Problem description:
Every line of the listing must be reproduced as it stands. Leave the images behind.

■ ■ ■ ■

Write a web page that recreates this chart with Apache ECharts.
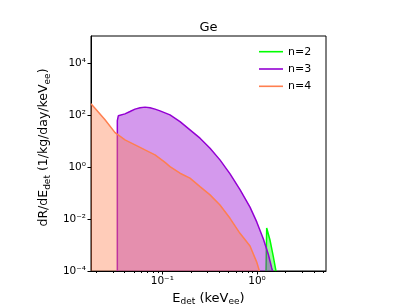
<!DOCTYPE html>
<html><head><meta charset="utf-8">
<script src="https://cdn.jsdelivr.net/npm/echarts@6/dist/echarts.min.js"></script>
<style>html,body{margin:0;padding:0;background:#fff}#c{width:407px;height:305px}</style>
</head><body><div id="c"></div>
<script>
// ---- data ----
const chartTitle = 'Ge';
const seriesNames = ['n=2', 'n=3', 'n=4'];
const seriesColors = ['#00ff00', '#9400d3', '#ff7f50'];

const n2X = [1.245, 1.265, 1.37, 1.486, 1.585];
const n2Y = [1e-4, 0.0045, 0.00155, 3.55e-4, 1e-4];

const n3X = [0.0335, 0.0335, 0.0343, 0.0357, 0.0403, 0.0456, 0.0515, 0.0582, 0.0657, 0.0742, 0.0838, 0.0946, 0.1205, 0.1538, 0.196, 0.25, 0.319, 0.406, 0.519, 0.661, 0.843, 0.993, 1.167, 1.318, 1.43, 1.46];
const n3Y = [1e-4, 60.4, 91.6, 100, 109, 134, 166, 186, 198, 186, 166, 142, 100, 55.2, 26.5, 12.7, 5.24, 1.86, 0.54, 0.135, 0.0285, 0.0077, 0.0017, 4.3e-4, 1.3e-4, 1e-4];

const n4X = [0.01766, 0.01945, 0.02483, 0.0317, 0.04036, 0.05152, 0.06561, 0.08375, 0.1069, 0.1205, 0.1538, 0.1959, 0.25, 0.3192, 0.4064, 0.5188, 0.6607, 0.8433, 0.9931, 1.059];
const n4Y = [265, 181, 64.3, 20.8, 10.9, 7.0, 4.5, 2.9, 1.5, 1.03, 0.57, 0.37, 0.175, 0.084, 0.0345, 0.0106, 0.0028, 9.1e-4, 2.2e-4, 1e-4];

const xMin = 0.01766, xMax = 5.35;
const yMin = 1e-4, yMax = 1.07e5;
const xMajorTicks = [0.1, 1];
const xMajorLabels = ['10\u207B\u00B9', '10\u2070'];
const xMinorTicks = [0.02, 0.03, 0.04, 0.05, 0.06, 0.07, 0.08, 0.09, 0.2, 0.3, 0.4, 0.5, 0.6, 0.7, 0.8, 0.9, 2, 3, 4, 5];
const yMajorTicks = [1e-4, 1e-2, 1, 1e2, 1e4];
const yMajorLabels = ['10\u207B\u2074', '10\u207B\u00B2', '10\u2070', '10\u00B2', '10\u2074'];

// ---- chart ----
const font = 'DejaVu Sans';
const pairs = (xs, ys) => xs.map((x, i) => [x, ys[i]]);
const labelFor = (ticks, labels) => v => {
  for (let i = 0; i < ticks.length; i++) if (Math.abs(Math.log10(v) - Math.log10(ticks[i])) < 1e-6) return labels[i];
  return '';
};
const subRich = {
  s: { fontSize: 9, fontFamily: font, color: '#000', verticalAlign: 'bottom', lineHeight: 8 }
};
const chart = echarts.init(document.getElementById('c'), null, { renderer: 'canvas' });
const datasets = [pairs(n2X, n2Y), pairs(n3X, n3Y), pairs(n4X, n4Y)];
const option = {
  animation: false,
  title: {
    text: chartTitle, left: 208.5, top: 21, padding: 0, textAlign: 'center',
    textStyle: { fontFamily: font, fontSize: 13, fontWeight: 'normal', color: '#000' }
  },
  legend: {
    orient: 'vertical', left: 259, top: 44.7, padding: 0, itemGap: 3.3,
    itemWidth: 24, itemHeight: 1.6, icon: 'rect',
    textStyle: { fontFamily: font, fontSize: 11, color: '#000', lineHeight: 14 },
    data: seriesNames
  },
  grid: { left: 91, top: 36, width: 235, height: 235, show: true, borderColor: '#000', borderWidth: 1, backgroundColor: 'transparent', outerBoundsMode: 'none', containLabel: false },
  xAxis: [{
    type: 'log', logBase: 10, min: xMin, max: xMax,
    axisLine: { show: true, lineStyle: { color: '#000', width: 1 } },
    axisTick: { show: true, inside: false, length: 3.5, customValues: xMajorTicks, lineStyle: { color: '#000' } },
    axisLabel: { customValues: xMajorTicks, formatter: labelFor(xMajorTicks, xMajorLabels), margin: 5, color: '#000', fontFamily: font, fontSize: 10.5 },
    splitLine: { show: false }, minorTick: { show: false },
    name: '{n|E}{s|det}{n| (keV}{s|ee}{n|)}', nameLocation: 'middle', nameGap: 19,
    nameTextStyle: { fontFamily: font, fontSize: 13, color: '#000', rich: Object.assign({ n: { fontSize: 13, fontFamily: font, color: '#000', lineHeight: 16 } }, subRich) }
  }, {
    type: 'log', logBase: 10, min: xMin, max: xMax, position: 'bottom',
    axisLine: { show: false }, axisLabel: { show: false }, splitLine: { show: false },
    axisTick: { show: true, inside: false, length: 2, customValues: xMinorTicks, lineStyle: { color: '#000' } }
  }],
  yAxis: [{
    type: 'log', logBase: 10, min: yMin, max: yMax,
    axisLine: { show: true, lineStyle: { color: '#000', width: 1 } },
    axisTick: { show: true, inside: false, length: 3.5, customValues: yMajorTicks, lineStyle: { color: '#000' } },
    axisLabel: { customValues: yMajorTicks, formatter: labelFor(yMajorTicks, yMajorLabels), margin: 5, color: '#000', fontFamily: font, fontSize: 10.5 },
    splitLine: { show: false }, minorTick: { show: false },
    name: '{n|dR/dE}{s|det}{n| (1/kg/day/keV}{s|ee}{n|)}', nameLocation: 'middle', nameGap: 26, nameRotate: 90,
    nameTextStyle: { fontFamily: font, fontSize: 12.5, color: '#000', padding: [0, 0, 0, 12], rich: Object.assign({ n: { fontSize: 12.5, fontFamily: font, color: '#000', lineHeight: 16 } }, subRich) }
  }],
  series: seriesNames.map((name, i) => ({
    name: name, type: 'line', xAxisIndex: 0, yAxisIndex: 0,
    data: datasets[i], symbol: 'none', showSymbol: false, smooth: false, clip: true,
    lineStyle: { color: seriesColors[i], width: 1.5 },
    itemStyle: { color: seriesColors[i] },
    areaStyle: { color: seriesColors[i], opacity: 0.4, origin: 'start' },
    z: 2 + i
  }))
};
chart.setOption(option);
</script></body></html>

■ ■ ■ ■

Result of the exercise:
Write a web page that recreates this chart with Apache ECharts.
<!DOCTYPE html>
<html><head><meta charset="utf-8">
<script src="https://cdn.jsdelivr.net/npm/echarts@6/dist/echarts.min.js"></script>
<style>html,body{margin:0;padding:0;background:#fff}#c{width:407px;height:305px}</style>
</head><body><div id="c"></div>
<script>
// ---- data ----
const chartTitle = 'Ge';
const seriesNames = ['n=2', 'n=3', 'n=4'];
const seriesColors = ['#00ff00', '#9400d3', '#ff7f50'];

const n2X = [1.245, 1.265, 1.37, 1.486, 1.585];
const n2Y = [1e-4, 0.0045, 0.00155, 3.55e-4, 1e-4];

const n3X = [0.0335, 0.0335, 0.0343, 0.0357, 0.0403, 0.0456, 0.0515, 0.0582, 0.0657, 0.0742, 0.0838, 0.0946, 0.1205, 0.1538, 0.196, 0.25, 0.319, 0.406, 0.519, 0.661, 0.843, 0.993, 1.167, 1.318, 1.43, 1.46];
const n3Y = [1e-4, 60.4, 91.6, 100, 109, 134, 166, 186, 198, 186, 166, 142, 100, 55.2, 26.5, 12.7, 5.24, 1.86, 0.54, 0.135, 0.0285, 0.0077, 0.0017, 4.3e-4, 1.3e-4, 1e-4];

const n4X = [0.01766, 0.01945, 0.02483, 0.0317, 0.04036, 0.05152, 0.06561, 0.08375, 0.1069, 0.1205, 0.1538, 0.1959, 0.25, 0.3192, 0.4064, 0.5188, 0.6607, 0.8433, 0.9931, 1.059];
const n4Y = [265, 181, 64.3, 20.8, 10.9, 7.0, 4.5, 2.9, 1.5, 1.03, 0.57, 0.37, 0.175, 0.084, 0.0345, 0.0106, 0.0028, 9.1e-4, 2.2e-4, 1e-4];

const xMin = 0.01766, xMax = 5.35;
const yMin = 1e-4, yMax = 1.07e5;
const xMajorTicks = [0.1, 1];
const xMajorLabels = ['10\u207B\u00B9', '10\u2070'];
const xMinorTicks = [0.02, 0.03, 0.04, 0.05, 0.06, 0.07, 0.08, 0.09, 0.2, 0.3, 0.4, 0.5, 0.6, 0.7, 0.8, 0.9, 2, 3, 4, 5];
const yMajorTicks = [1e-4, 1e-2, 1, 1e2, 1e4];
const yMajorLabels = ['10\u207B\u2074', '10\u207B\u00B2', '10\u2070', '10\u00B2', '10\u2074'];

// ---- chart ----
const font = 'DejaVu Sans';
const pairs = (xs, ys) => xs.map((x, i) => [x, ys[i]]);
const labelFor = (ticks, labels) => v => {
  for (let i = 0; i < ticks.length; i++) if (Math.abs(Math.log10(v) - Math.log10(ticks[i])) < 1e-6) return labels[i];
  return '';
};
const subRich = {
  s: { fontSize: 9, fontFamily: font, color: '#000', verticalAlign: 'bottom', lineHeight: 8 }
};
const chart = echarts.init(document.getElementById('c'), null, { renderer: 'canvas' });
const datasets = [pairs(n2X, n2Y), pairs(n3X, n3Y), pairs(n4X, n4Y)];
const option = {
  animation: false,
  title: {
    text: chartTitle, left: 208.5, top: 21, padding: 0, textAlign: 'center',
    textStyle: { fontFamily: font, fontSize: 13, fontWeight: 'normal', color: '#000' }
  },
  legend: {
    orient: 'vertical', left: 259, top: 44.7, padding: 0, itemGap: 3.3,
    itemWidth: 24, itemHeight: 1.6, icon: 'rect',
    textStyle: { fontFamily: font, fontSize: 11, color: '#000', lineHeight: 14 },
    data: seriesNames
  },
  grid: { left: 91, top: 36, width: 235, height: 235, show: true, borderColor: '#000', borderWidth: 1, backgroundColor: 'transparent', outerBoundsMode: 'none', containLabel: false },
  xAxis: [{
    type: 'log', logBase: 10, min: xMin, max: xMax,
    axisLine: { show: true, lineStyle: { color: '#000', width: 1 } },
    axisTick: { show: true, inside: false, length: 3.5, customValues: xMajorTicks, lineStyle: { color: '#000' } },
    axisLabel: { customValues: xMajorTicks, formatter: labelFor(xMajorTicks, xMajorLabels), margin: 5, color: '#000', fontFamily: font, fontSize: 10.5 },
    splitLine: { show: false }, minorTick: { show: false },
    name: '{n|E}{s|det}{n| (keV}{s|ee}{n|)}', nameLocation: 'middle', nameGap: 19,
    nameTextStyle: { fontFamily: font, fontSize: 13, color: '#000', rich: Object.assign({ n: { fontSize: 13, fontFamily: font, color: '#000', lineHeight: 16 } }, subRich) }
  }, {
    type: 'log', logBase: 10, min: xMin, max: xMax, position: 'bottom',
    axisLine: { show: false }, axisLabel: { show: false }, splitLine: { show: false },
    axisTick: { show: true, inside: false, length: 2, customValues: xMinorTicks, lineStyle: { color: '#000' } }
  }],
  yAxis: [{
    type: 'log', logBase: 10, min: yMin, max: yMax,
    axisLine: { show: true, lineStyle: { color: '#000', width: 1 } },
    axisTick: { show: true, inside: false, length: 3.5, customValues: yMajorTicks, lineStyle: { color: '#000' } },
    axisLabel: { customValues: yMajorTicks, formatter: labelFor(yMajorTicks, yMajorLabels), margin: 5, color: '#000', fontFamily: font, fontSize: 10.5 },
    splitLine: { show: false }, minorTick: { show: false },
    name: '{n|dR/dE}{s|det}{n| (1/kg/day/keV}{s|ee}{n|)}', nameLocation: 'middle', nameGap: 26, nameRotate: 90,
    nameTextStyle: { fontFamily: font, fontSize: 12.5, color: '#000', padding: [0, 0, 0, 12], rich: Object.assign({ n: { fontSize: 12.5, fontFamily: font, color: '#000', lineHeight: 16 } }, subRich) }
  }],
  series: seriesNames.map((name, i) => ({
    name: name, type: 'line', xAxisIndex: 0, yAxisIndex: 0,
    data: datasets[i], symbol: 'none', showSymbol: false, smooth: false, clip: true,
    lineStyle: { color: seriesColors[i], width: 1.5 },
    itemStyle: { color: seriesColors[i] },
    areaStyle: { color: seriesColors[i], opacity: 0.4, origin: 'start' },
    z: 2 + i
  }))
};
chart.setOption(option);
</script></body></html>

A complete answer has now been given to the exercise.